Until now. EA just announced plans to renew the series, but this time they’re cutting out the NCAA. Instead, a partnership with the “College Licensing Company” means they’ll get to use various universities, their stadiums, uniforms, mascots, and etc. The other big difference is that they won’t use player likenesses, and in fact you’d expect them to go out of their way to ensure that the players on the videogame are completely dissimilar to the actual players on the actual teams. Make no mistake, though—even though this isn’t going directly through the NCAA, it’s still a scab action by EA Sports.

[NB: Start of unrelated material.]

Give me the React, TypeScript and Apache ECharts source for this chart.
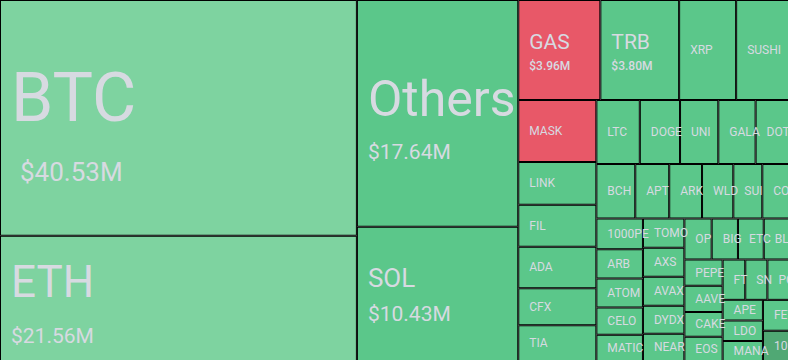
import React, { useEffect, useRef } from "react";
import * as echarts from "echarts";

// Liquidation volume by coin, in $M
const names = [
  "BTC", "ETH", "Others", "SOL", "GAS", "TRB", "XRP", "SUSHI",
  "MASK", "LINK", "FIL", "ADA", "CFX", "TIA",
  "LTC", "DOGE", "UNI", "GALA", "DOT",
  "BCH", "APT", "ARK", "WLD", "SUI", "COMP",
  "1000PEPE", "ARB", "ATOM", "CELO", "MATIC",
  "TOMO", "AXS", "AVAX", "DYDX", "NEAR",
  "OP", "BIGTIME", "ETC", "BLUR",
  "PEPE", "AAVE", "CAKE", "EOS",
  "FTM", "SNX", "POLYX",
  "APE", "LDO", "MANA",
  "FET", "1000SHIB",
];
const values = [
  40.53, 21.56, 17.64, 10.43, 3.96, 3.8, 2.75, 2.55,
  2.33, 1.61, 1.58, 1.56, 1.39, 1.35,
  1.34, 1.24, 1.18, 1.15, 1.03,
  1.02, 0.89, 0.86, 0.82, 0.76, 0.7,
  0.69, 0.66, 0.65, 0.61, 0.59,
  0.585, 0.58, 0.575, 0.56, 0.545,
  0.54, 0.52, 0.51, 0.5,
  0.485, 0.48, 0.46, 0.445,
  0.44, 0.43, 0.42,
  0.4, 0.398, 0.39,
  0.388, 0.38,
];
// price direction groups
const falling = ["GAS", "MASK"];
const strongRise = ["BTC", "ETH"];
const mildRise = ["1000SHIB"];

const TEXT = "#D7DAE1";
const FONT = "Roboto, 'Noto Sans', sans-serif";

const headline: Record<string, { n: number; v: number; l1: number; l2: number; top: number; pad?: number; dist: number; w?: number }> = {
  BTC: { n: 68, v: 26, l1: 111, l2: 39, top: 41, pad: 9, dist: 10 },
  ETH: { n: 44, v: 21, l1: 75, l2: 33, top: 8, dist: 10 },
  Others: { n: 50, v: 21, l1: 76, l2: 31, top: 60, dist: 10 },
  SOL: { n: 26, v: 21, l1: 39, l2: 32, top: 31, dist: 10 },
  GAS: { n: 21, v: 12, l1: 32, l2: 17, top: 25, dist: 10, w: 500 },
  TRB: { n: 21, v: 12, l1: 32, l2: 17, top: 25, dist: 10, w: 500 },
};

function colorFor(name: string) {
  if (falling.includes(name)) return "#E85868";
  if (strongRise.includes(name)) return "#7ED3A0";
  if (mildRise.includes(name)) return "#50A874";
  return "#5BC78A";
}

export default function App() {
  const ref = useRef<HTMLDivElement>(null);
  useEffect(() => {
    if (!ref.current) return;
    const chart = echarts.init(ref.current, undefined, { renderer: "svg" });
    const data = names.map((name, i) => {
      const h = headline[name];
      const fmtVal = "$" + values[i].toFixed(2) + "M";
      const label: any = h
        ? {
            show: true,
            position: "insideLeft",
            distance: h.dist,
            padding: [h.top, 0, 0, 0],
            formatter: `{n|${name}}\n{v|${fmtVal}}`,
            rich: {
              n: { fontSize: h.n, lineHeight: h.l1, color: TEXT, fontFamily: FONT },
              v: {
                fontSize: h.v,
                lineHeight: h.l2,
                color: TEXT,
                fontFamily: FONT,
                fontWeight: h.w || 400,
                padding: [0, 0, 0, h.pad || 0],
              },
            },
          }
        : {
            show: true,
            position: "insideLeft",
            distance: 10,
            padding: 0,
            formatter: name,
            fontSize: 12,
            color: TEXT,
            fontFamily: FONT,
            overflow: "truncate",
            ellipsis: "",
          };
      return {
        name,
        value: values[i],
        itemStyle: { color: colorFor(name) },
        label,
      };
    });
    chart.setOption({
      animation: false,
      series: [
        {
          type: "treemap",
          left: 0,
          top: 0,
          width: "100%",
          height: "100%",
          roam: false,
          nodeClick: false,
          breadcrumb: { show: false },
          emphasis: { disabled: true },
          levels: [
            { itemStyle: { borderWidth: 0, gapWidth: 0 } },
            { itemStyle: { borderWidth: 1, borderColor: "#000", gapWidth: 0 } },
          ],
          data,
        },
      ],
    });
    return () => chart.dispose();
  }, []);
  return (
    <div
      ref={ref}
      style={{ position: "fixed", left: 0, top: 0, width: 789, height: 361, background: "#000" }}
    />
  );
}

Why? Because it profits off the institution of college football without addressing the massive disparity in how much the NCAA makes off the backs of its players (hundreds of millions) with how much it pays them (nothing). It’s still making money from a system that boils down to indentured servitude, it still feeds into the mythos of that system, it still bolsters that system, and it’s still highly immoral.
“Cutting athletes out of this reboot so they aren’t responsible for paying them for their likeness is a grave injustice,” Sen. Chris Murphy (D-Conn.) said, and he’s absolutely right. The ideal outcome here is for the NCAA’s ridiculous “amateurism” model to collapse (if you want a great longread on the bizarre historical origins of the system and how it gained such prominence, Taylor Branch’s 2011 Atlantic piece is terrific), and that may be in the offing. With Democrats controlling Congress, so-called “name, image, and likeness” (NIL) legislation could be passed soon, and senators like Murphy and Cory Booker (D-N.J.) have been beating the war drums for a while. Here’s what Booker, who was also a tight end at Stanford, told Sports Illustrated:
“Now that we’re in the majority, I’m telling you right now, I will make sure in every way I can that as we deal with NIL, that any legislation fundamentally includes other aspects of an athletes’ bill of rights.”
That could mean allowing endorsements (California is already pushing hard in this direction), stripping the NCAA of antitrust exemptions, instituting healthcare and revenue-sharing for athletes, and, as—this is the part that’s relevant to videogames—allowing the players to form a union to collectively bargain.
In professional leagues like the NFL, the players’ union bargains with outfits like the Madden franchise for likeness rights, and once the deal is hammered out, the union takes a fee and every player gets a cut. In a perfect world, college players would be able to do likewise, at which point they’d be able to collect a fee for allowing their names and numbers and physical attributes to be used in a videogame like EA Sports College Football. The NCAA is adamantly against this, of course, since collective bargaining power could derail their entire model of indentured servitude, but the overwhelming trend is flowing in that direction, and today it only seems like a matter of years.
In the meantime, anything that profits directly from that system, even if it doesn’t go strictly through the NCAA itself, is by definition propping it up against the historical tide. To make money off of American college football while the players are denied anything close to their fair share is morally suspect, and EA Sports would have been better off waiting until the situation changes. Or, better yet, using their influence to antagonize for that change, and adding their significant power to the side of economic justice.